Data lines:
+===+
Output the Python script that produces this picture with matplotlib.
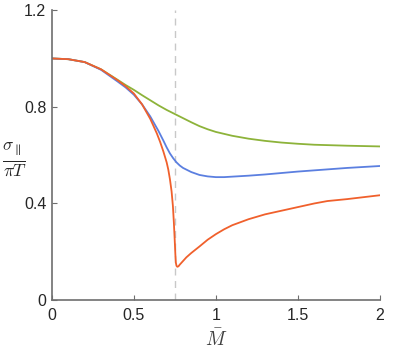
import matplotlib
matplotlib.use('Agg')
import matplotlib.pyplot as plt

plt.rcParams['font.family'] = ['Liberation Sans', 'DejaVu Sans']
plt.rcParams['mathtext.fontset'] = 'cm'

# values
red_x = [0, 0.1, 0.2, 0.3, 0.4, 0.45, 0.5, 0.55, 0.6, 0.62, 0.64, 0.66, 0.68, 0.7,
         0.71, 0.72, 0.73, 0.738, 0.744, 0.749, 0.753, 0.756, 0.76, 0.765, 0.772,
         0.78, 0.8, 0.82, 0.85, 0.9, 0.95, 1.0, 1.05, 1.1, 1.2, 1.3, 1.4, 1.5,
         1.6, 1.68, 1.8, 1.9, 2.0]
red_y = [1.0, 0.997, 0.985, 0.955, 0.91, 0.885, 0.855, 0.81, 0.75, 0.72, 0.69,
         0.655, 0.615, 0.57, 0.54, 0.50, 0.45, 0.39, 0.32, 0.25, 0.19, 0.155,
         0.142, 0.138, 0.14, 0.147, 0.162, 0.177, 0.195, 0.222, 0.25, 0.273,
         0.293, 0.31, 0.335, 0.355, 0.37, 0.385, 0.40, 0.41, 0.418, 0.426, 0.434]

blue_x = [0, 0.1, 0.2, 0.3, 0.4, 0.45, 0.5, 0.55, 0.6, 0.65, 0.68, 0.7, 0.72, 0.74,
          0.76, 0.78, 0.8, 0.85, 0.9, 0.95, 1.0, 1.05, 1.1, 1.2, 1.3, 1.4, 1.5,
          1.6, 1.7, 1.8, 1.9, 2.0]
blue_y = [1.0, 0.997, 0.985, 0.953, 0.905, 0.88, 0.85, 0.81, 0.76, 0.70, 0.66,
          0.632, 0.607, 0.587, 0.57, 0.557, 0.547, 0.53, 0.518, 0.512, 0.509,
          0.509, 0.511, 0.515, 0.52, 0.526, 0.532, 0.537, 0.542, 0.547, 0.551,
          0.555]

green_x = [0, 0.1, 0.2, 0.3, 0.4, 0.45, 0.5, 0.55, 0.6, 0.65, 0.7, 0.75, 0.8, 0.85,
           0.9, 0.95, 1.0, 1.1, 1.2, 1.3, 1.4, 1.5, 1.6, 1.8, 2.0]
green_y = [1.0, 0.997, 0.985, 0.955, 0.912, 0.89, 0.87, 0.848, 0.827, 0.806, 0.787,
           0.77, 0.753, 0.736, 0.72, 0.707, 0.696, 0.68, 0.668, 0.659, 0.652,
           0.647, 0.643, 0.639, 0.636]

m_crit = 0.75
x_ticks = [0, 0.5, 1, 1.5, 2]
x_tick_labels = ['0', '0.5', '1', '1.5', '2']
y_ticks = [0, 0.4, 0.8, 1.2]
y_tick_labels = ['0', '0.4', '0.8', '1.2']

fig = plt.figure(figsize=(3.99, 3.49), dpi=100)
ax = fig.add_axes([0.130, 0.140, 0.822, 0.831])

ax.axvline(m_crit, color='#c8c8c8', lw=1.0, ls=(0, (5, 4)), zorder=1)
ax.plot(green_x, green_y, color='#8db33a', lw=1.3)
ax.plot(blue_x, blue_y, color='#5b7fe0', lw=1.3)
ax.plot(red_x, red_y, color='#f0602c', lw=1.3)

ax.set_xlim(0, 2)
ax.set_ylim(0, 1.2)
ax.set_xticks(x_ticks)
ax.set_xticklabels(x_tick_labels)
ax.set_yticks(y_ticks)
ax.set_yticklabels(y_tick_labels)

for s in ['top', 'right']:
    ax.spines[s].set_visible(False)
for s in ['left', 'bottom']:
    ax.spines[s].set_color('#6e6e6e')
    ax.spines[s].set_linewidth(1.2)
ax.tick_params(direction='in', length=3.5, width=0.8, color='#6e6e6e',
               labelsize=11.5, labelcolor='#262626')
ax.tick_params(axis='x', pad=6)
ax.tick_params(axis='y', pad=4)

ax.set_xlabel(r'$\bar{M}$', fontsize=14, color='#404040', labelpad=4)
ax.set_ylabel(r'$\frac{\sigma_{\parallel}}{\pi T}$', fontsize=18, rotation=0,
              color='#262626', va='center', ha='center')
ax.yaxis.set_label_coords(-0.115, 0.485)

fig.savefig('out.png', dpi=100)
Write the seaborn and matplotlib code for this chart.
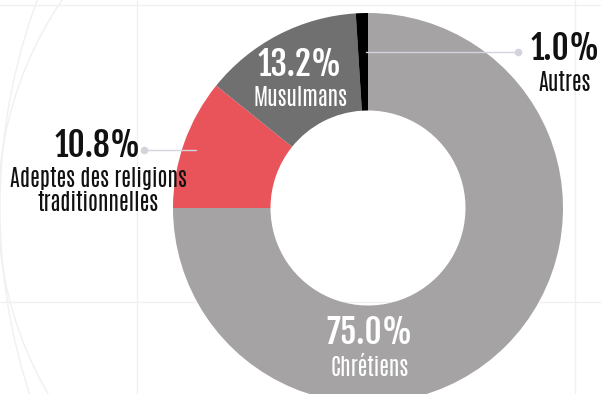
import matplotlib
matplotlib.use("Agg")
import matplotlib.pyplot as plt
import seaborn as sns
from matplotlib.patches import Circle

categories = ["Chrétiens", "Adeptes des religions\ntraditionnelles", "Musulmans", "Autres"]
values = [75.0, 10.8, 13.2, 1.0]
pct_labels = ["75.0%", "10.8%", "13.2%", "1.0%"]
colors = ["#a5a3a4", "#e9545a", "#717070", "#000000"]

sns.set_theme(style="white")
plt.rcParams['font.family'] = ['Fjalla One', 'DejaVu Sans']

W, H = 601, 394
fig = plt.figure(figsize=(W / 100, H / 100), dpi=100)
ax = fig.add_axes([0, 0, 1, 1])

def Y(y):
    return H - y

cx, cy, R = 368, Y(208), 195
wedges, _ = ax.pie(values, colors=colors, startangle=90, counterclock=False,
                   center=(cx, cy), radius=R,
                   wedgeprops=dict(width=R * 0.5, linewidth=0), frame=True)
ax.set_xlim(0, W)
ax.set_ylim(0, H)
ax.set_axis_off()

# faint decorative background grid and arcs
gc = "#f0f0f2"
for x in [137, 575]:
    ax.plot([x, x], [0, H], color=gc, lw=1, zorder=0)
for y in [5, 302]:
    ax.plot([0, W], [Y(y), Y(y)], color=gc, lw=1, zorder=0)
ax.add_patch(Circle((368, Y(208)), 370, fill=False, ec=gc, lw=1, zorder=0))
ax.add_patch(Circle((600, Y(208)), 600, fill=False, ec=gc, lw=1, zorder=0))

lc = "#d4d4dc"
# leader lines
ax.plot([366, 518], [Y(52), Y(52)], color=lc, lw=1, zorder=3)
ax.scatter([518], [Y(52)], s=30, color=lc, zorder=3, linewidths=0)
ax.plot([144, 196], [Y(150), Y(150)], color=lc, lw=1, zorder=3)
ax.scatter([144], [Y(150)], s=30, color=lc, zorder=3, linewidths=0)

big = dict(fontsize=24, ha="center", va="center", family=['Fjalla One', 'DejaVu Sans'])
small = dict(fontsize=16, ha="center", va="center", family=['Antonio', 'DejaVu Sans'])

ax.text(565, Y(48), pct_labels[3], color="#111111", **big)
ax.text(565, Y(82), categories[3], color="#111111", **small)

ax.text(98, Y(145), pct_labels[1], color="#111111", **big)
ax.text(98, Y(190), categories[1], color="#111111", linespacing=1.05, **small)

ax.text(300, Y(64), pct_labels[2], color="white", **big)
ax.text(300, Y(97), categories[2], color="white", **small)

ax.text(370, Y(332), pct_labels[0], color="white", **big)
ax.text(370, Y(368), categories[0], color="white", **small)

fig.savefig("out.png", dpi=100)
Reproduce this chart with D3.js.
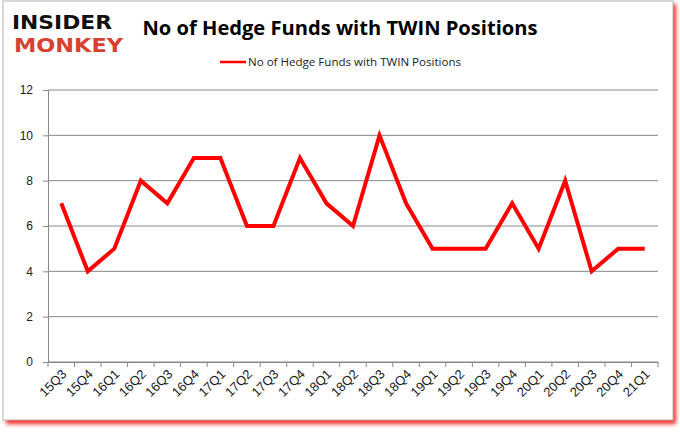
+===+
Task statement: Every entry above should be duplicated exactly. Do not include the images.

Expected output:
Output the Python script that produces this picture with matplotlib.
import matplotlib
matplotlib.use('Agg')
import matplotlib.pyplot as plt

plt.rcParams['font.family'] = ['Liberation Sans', 'DejaVu Sans']
plt.rcParams['mathtext.fontset'] = 'cm'

# values
red_x = [0, 0.1, 0.2, 0.3, 0.4, 0.45, 0.5, 0.55, 0.6, 0.62, 0.64, 0.66, 0.68, 0.7,
         0.71, 0.72, 0.73, 0.738, 0.744, 0.749, 0.753, 0.756, 0.76, 0.765, 0.772,
         0.78, 0.8, 0.82, 0.85, 0.9, 0.95, 1.0, 1.05, 1.1, 1.2, 1.3, 1.4, 1.5,
         1.6, 1.68, 1.8, 1.9, 2.0]
red_y = [1.0, 0.997, 0.985, 0.955, 0.91, 0.885, 0.855, 0.81, 0.75, 0.72, 0.69,
         0.655, 0.615, 0.57, 0.54, 0.50, 0.45, 0.39, 0.32, 0.25, 0.19, 0.155,
         0.142, 0.138, 0.14, 0.147, 0.162, 0.177, 0.195, 0.222, 0.25, 0.273,
         0.293, 0.31, 0.335, 0.355, 0.37, 0.385, 0.40, 0.41, 0.418, 0.426, 0.434]

blue_x = [0, 0.1, 0.2, 0.3, 0.4, 0.45, 0.5, 0.55, 0.6, 0.65, 0.68, 0.7, 0.72, 0.74,
          0.76, 0.78, 0.8, 0.85, 0.9, 0.95, 1.0, 1.05, 1.1, 1.2, 1.3, 1.4, 1.5,
          1.6, 1.7, 1.8, 1.9, 2.0]
blue_y = [1.0, 0.997, 0.985, 0.953, 0.905, 0.88, 0.85, 0.81, 0.76, 0.70, 0.66,
          0.632, 0.607, 0.587, 0.57, 0.557, 0.547, 0.53, 0.518, 0.512, 0.509,
          0.509, 0.511, 0.515, 0.52, 0.526, 0.532, 0.537, 0.542, 0.547, 0.551,
          0.555]

green_x = [0, 0.1, 0.2, 0.3, 0.4, 0.45, 0.5, 0.55, 0.6, 0.65, 0.7, 0.75, 0.8, 0.85,
           0.9, 0.95, 1.0, 1.1, 1.2, 1.3, 1.4, 1.5, 1.6, 1.8, 2.0]
green_y = [1.0, 0.997, 0.985, 0.955, 0.912, 0.89, 0.87, 0.848, 0.827, 0.806, 0.787,
           0.77, 0.753, 0.736, 0.72, 0.707, 0.696, 0.68, 0.668, 0.659, 0.652,
           0.647, 0.643, 0.639, 0.636]

m_crit = 0.75
x_ticks = [0, 0.5, 1, 1.5, 2]
x_tick_labels = ['0', '0.5', '1', '1.5', '2']
y_ticks = [0, 0.4, 0.8, 1.2]
y_tick_labels = ['0', '0.4', '0.8', '1.2']

fig = plt.figure(figsize=(3.99, 3.49), dpi=100)
ax = fig.add_axes([0.130, 0.140, 0.822, 0.831])

ax.axvline(m_crit, color='#c8c8c8', lw=1.0, ls=(0, (5, 4)), zorder=1)
ax.plot(green_x, green_y, color='#8db33a', lw=1.3)
ax.plot(blue_x, blue_y, color='#5b7fe0', lw=1.3)
ax.plot(red_x, red_y, color='#f0602c', lw=1.3)

ax.set_xlim(0, 2)
ax.set_ylim(0, 1.2)
ax.set_xticks(x_ticks)
ax.set_xticklabels(x_tick_labels)
ax.set_yticks(y_ticks)
ax.set_yticklabels(y_tick_labels)

for s in ['top', 'right']:
    ax.spines[s].set_visible(False)
for s in ['left', 'bottom']:
    ax.spines[s].set_color('#6e6e6e')
    ax.spines[s].set_linewidth(1.2)
ax.tick_params(direction='in', length=3.5, width=0.8, color='#6e6e6e',
               labelsize=11.5, labelcolor='#262626')
ax.tick_params(axis='x', pad=6)
ax.tick_params(axis='y', pad=4)

ax.set_xlabel(r'$\bar{M}$', fontsize=14, color='#404040', labelpad=4)
ax.set_ylabel(r'$\frac{\sigma_{\parallel}}{\pi T}$', fontsize=18, rotation=0,
              color='#262626', va='center', ha='center')
ax.yaxis.set_label_coords(-0.115, 0.485)

fig.savefig('out.png', dpi=100)
Write the seaborn and matplotlib code for this chart.
import matplotlib
matplotlib.use("Agg")
import matplotlib.pyplot as plt
import seaborn as sns
from matplotlib.patches import Circle

categories = ["Chrétiens", "Adeptes des religions\ntraditionnelles", "Musulmans", "Autres"]
values = [75.0, 10.8, 13.2, 1.0]
pct_labels = ["75.0%", "10.8%", "13.2%", "1.0%"]
colors = ["#a5a3a4", "#e9545a", "#717070", "#000000"]

sns.set_theme(style="white")
plt.rcParams['font.family'] = ['Fjalla One', 'DejaVu Sans']

W, H = 601, 394
fig = plt.figure(figsize=(W / 100, H / 100), dpi=100)
ax = fig.add_axes([0, 0, 1, 1])

def Y(y):
    return H - y

cx, cy, R = 368, Y(208), 195
wedges, _ = ax.pie(values, colors=colors, startangle=90, counterclock=False,
                   center=(cx, cy), radius=R,
                   wedgeprops=dict(width=R * 0.5, linewidth=0), frame=True)
ax.set_xlim(0, W)
ax.set_ylim(0, H)
ax.set_axis_off()

# faint decorative background grid and arcs
gc = "#f0f0f2"
for x in [137, 575]:
    ax.plot([x, x], [0, H], color=gc, lw=1, zorder=0)
for y in [5, 302]:
    ax.plot([0, W], [Y(y), Y(y)], color=gc, lw=1, zorder=0)
ax.add_patch(Circle((368, Y(208)), 370, fill=False, ec=gc, lw=1, zorder=0))
ax.add_patch(Circle((600, Y(208)), 600, fill=False, ec=gc, lw=1, zorder=0))

lc = "#d4d4dc"
# leader lines
ax.plot([366, 518], [Y(52), Y(52)], color=lc, lw=1, zorder=3)
ax.scatter([518], [Y(52)], s=30, color=lc, zorder=3, linewidths=0)
ax.plot([144, 196], [Y(150), Y(150)], color=lc, lw=1, zorder=3)
ax.scatter([144], [Y(150)], s=30, color=lc, zorder=3, linewidths=0)

big = dict(fontsize=24, ha="center", va="center", family=['Fjalla One', 'DejaVu Sans'])
small = dict(fontsize=16, ha="center", va="center", family=['Antonio', 'DejaVu Sans'])

ax.text(565, Y(48), pct_labels[3], color="#111111", **big)
ax.text(565, Y(82), categories[3], color="#111111", **small)

ax.text(98, Y(145), pct_labels[1], color="#111111", **big)
ax.text(98, Y(190), categories[1], color="#111111", linespacing=1.05, **small)

ax.text(300, Y(64), pct_labels[2], color="white", **big)
ax.text(300, Y(97), categories[2], color="white", **small)

ax.text(370, Y(332), pct_labels[0], color="white", **big)
ax.text(370, Y(368), categories[0], color="white", **small)

fig.savefig("out.png", dpi=100)
Reproduce this chart with D3.js.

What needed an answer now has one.